Weinstein Accusers Face Difficult Road to Recovery in Bankruptcy
The deal, however, did not set aside money to compensate Harvey Weinstein's accusers—a key aspect of earlier, and ultimately unsuccessful, negotiations between New York's attorney general and a group of interested buyers.
March 23, 2018 at 05:30 PM
6 minute read
Harvey Weinstein at the Weinstein and Netflix Golden Globes after-party at Beverly Hilton Hotel adjacent on Jan. 8, 2017 in Beverly Hills, California. Photo Credit: Photo: Kathy Hutchins/Shutterstock.com
Victims of Harvey Weinstein's alleged sexual misconduct may be left out in the cold following a deal to sell The Weinstein Co.'s assets in bankruptcy, experts said this week.
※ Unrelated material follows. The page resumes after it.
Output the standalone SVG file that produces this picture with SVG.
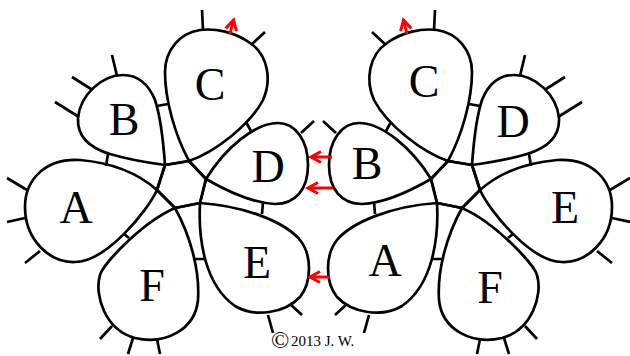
<svg xmlns="http://www.w3.org/2000/svg" width="630" height="356" viewBox="0 0 630 356">
<style>
.ring{fill:none;stroke:#000;stroke-width:2.7;stroke-linejoin:round;stroke-linecap:round}
.picot{fill:none;stroke:#000;stroke-width:2.7;stroke-linecap:butt}
.bar{fill:none;stroke:#000;stroke-width:2.7;stroke-linecap:butt}
.arrow{fill:none;stroke:#f00;stroke-width:3;stroke-linecap:butt}
.lbl{font-family:"Liberation Serif","Times New Roman",serif;font-size:46px;text-anchor:middle;fill:#000}
.copy{font-family:"Liberation Serif","Times New Roman",serif;fill:#000}
</style>
<defs>
<marker id="ah" markerUnits="userSpaceOnUse" markerWidth="16" markerHeight="16" viewBox="-13 -8 16 16" refX="0" refY="0" orient="auto" overflow="visible">
<path d="M-10,-5.5 L0,0 L-10,5.5" fill="none" stroke="#f00" stroke-width="3" stroke-linejoin="miter"/>
</marker>
</defs>
<rect x="0" y="0" width="630" height="356" fill="#fff"/>

<!-- Left flower -->
<g id="left-ring-A">
<path class="ring" d="M175,208 L157,190 C140,175 115,163 80,160 C45,158 25,180 25,207 C25,240 50,263 75,262 C106,262 147.5,211 157,190 L165,165"/>
<path class="picot" d="M7,178 L27,190 M7,222 L25,218 M25,263 L40,251"/>
<text class="lbl" x="76" y="223">A</text>
</g>
<g id="left-ring-B">
<path class="ring" d="M157,190 L165,165 C163,137 160,115 155,100 C148,83 137,75 123,75 C102,75 80,95 78,118 C77,137 90,148 110,154 C130,160 150,163 165,165 L189,161"/>
<path class="picot" d="M112,55 L117,76 M72,77 L91,89 M55,102 L79,117"/>
<text class="lbl" x="124" y="135">B</text>
</g>
<g id="left-ring-C">
<path class="ring" d="M165,165 L189,161 C215,152 250,125 263,100 C272,80 268,55 250,43 C235,32 215,28 200,30 C180,33 165,50 165,72 C165,100 175,135 189,161 L206,179"/>
<path class="picot" d="M202,10 L203,30 M265,32 L251,45"/>
<text class="lbl" x="210" y="100">C</text>
</g>
<g id="left-ring-D">
<path class="ring" d="M189,161 L206,179 C225,190 250,203 275,204 C295,204 308,190 308,165 C308,140 295,123 278,123 C255,123 225,148 206,179 L200,203"/>
<path class="picot" d="M301,133 L314,121"/>
<text class="lbl" x="268" y="182">D</text>
</g>
<g id="left-ring-E">
<path class="ring" d="M206,179 L200,203 C198,240 205,285 235,306 C255,318 285,313 300,297 C312,282 312,255 300,240 C285,222 245,206 200,203 L175,208"/>
<path class="picot" d="M268,315 L273,333 M290,304 L302,315"/>
<text class="lbl" x="257" y="278">E</text>
</g>
<g id="left-ring-F">
<path class="ring" d="M200,203 L175,208 C141,223 103.3,264 100,275 C94,295 105,330 135,338 C165,345 195,330 198,300 C200,270 190,235 175,208 L157,190"/>
<path class="picot" d="M112,326 L100,339 M133,338 L128,354 M157,339 L160,354"/>
<text class="lbl" x="152" y="301">F</text>
</g>

<!-- Right flower (mirror geometry) -->
<g id="right-ring-E">
<g transform="matrix(-1 0 0 1 637 0)">
<path class="ring" d="M175,208 L157,190 C140,175 115,163 80,160 C45,158 25,180 25,207 C25,240 50,263 75,262 C106,262 147.5,211 157,190 L165,165"/>
<path class="picot" d="M7,178 L27,190 M7,222 L25,218 M25,263 L40,251"/>
</g>
<text class="lbl" x="565" y="223">E</text>
</g>
<g id="right-ring-D">
<g transform="matrix(-1 0 0 1 637 0)">
<path class="ring" d="M157,190 L165,165 C163,137 160,115 155,100 C148,83 137,75 123,75 C102,75 80,95 78,118 C77,137 90,148 110,154 C130,160 150,163 165,165 L189,161"/>
<path class="picot" d="M112,55 L117,76 M72,77 L91,89 M55,102 L79,117"/>
</g>
<text class="lbl" x="513" y="137">D</text>
</g>
<g id="right-ring-C">
<g transform="matrix(-1 0 0 1 637 0)">
<path class="ring" d="M165,165 L189,161 C215,152 250,125 263,100 C272,80 268,55 250,43 C235,32 215,28 200,30 C180,33 165,50 165,72 C165,100 175,135 189,161 L206,179"/>
<path class="picot" d="M202,10 L203,30 M265,32 L251,45"/>
</g>
<text class="lbl" x="424" y="97">C</text>
</g>
<g id="right-ring-B">
<g transform="matrix(-1 0 0 1 637 0)">
<path class="ring" d="M189,161 L206,179 C225,190 250,203 275,204 C295,204 308,190 308,165 C308,140 295,123 278,123 C255,123 225,148 206,179 L200,203"/>
<path class="picot" d="M301,133 L314,121"/>
</g>
<text class="lbl" x="367" y="179">B</text>
</g>
<g id="right-ring-A">
<g transform="matrix(-1 0 0 1 637 0)">
<path class="ring" d="M206,179 L200,203 C198,240 205,285 235,306 C255,318 285,313 300,297 C312,282 312,255 300,240 C285,222 245,206 200,203 L175,208"/>
<path class="picot" d="M268,315 L273,333 M290,304 L302,315"/>
</g>
<text class="lbl" x="385" y="276">A</text>
</g>
<g id="right-ring-F">
<g transform="matrix(-1 0 0 1 637 0)">
<path class="ring" d="M200,203 L175,208 C141,223 103.3,264 100,275 C94,295 105,330 135,338 C165,345 195,330 198,300 C200,270 190,235 175,208 L157,190"/>
<path class="picot" d="M112,326 L100,339 M133,338 L128,354 M157,339 L160,354"/>
</g>
<text class="lbl" x="490" y="303">F</text>
</g>

<!-- Connectors: join bars and red arrows -->
<g id="connectors">
<path class="bar" d="M108,154 L106,166 M157,106 L168,104 M246,122 L251,131 M263,202 L262,214 M194,259 L205,259 M124,234 L129,238"/>
<path class="bar" transform="matrix(-1 0 0 1 637 0)" d="M108,154 L106,166 M157,106 L168,104 M246,122 L251,131 M263,202 L262,214 M194,259 L205,259 M124,234 L129,238"/>
<line class="arrow" x1="230" y1="34" x2="233.5" y2="20" marker-end="url(#ah)"/>
<line class="arrow" x1="407" y1="34" x2="403.5" y2="20" marker-end="url(#ah)"/>
<line class="arrow" x1="332" y1="157" x2="311" y2="157" marker-end="url(#ah)"/>
<line class="arrow" x1="333" y1="188" x2="308" y2="188" marker-end="url(#ah)"/>
<line class="arrow" x1="330" y1="277" x2="310" y2="277" marker-end="url(#ah)"/>
</g>

<text class="copy" x="271" y="348" font-size="24">©</text>
<text class="copy" x="291" y="346" font-size="15">2013 J. W.</text>
</svg>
The embattled film and television studio on Monday filed for Chapter 11 protection in Delaware with an agreement in place to sell its assets to investment firm Lantern Capital Partners for $310 million, subject to better offers submitted during the fast-tracked proceedings.
The deal, however, did not set aside money to compensate Harvey Weinstein's accusers—a key aspect of earlier, and ultimately unsuccessful, negotiations between New York's attorney general and a group of interested buyers. Instead, the victims are expected to form a committee of unsecured creditors to pursue their interests in bankruptcy.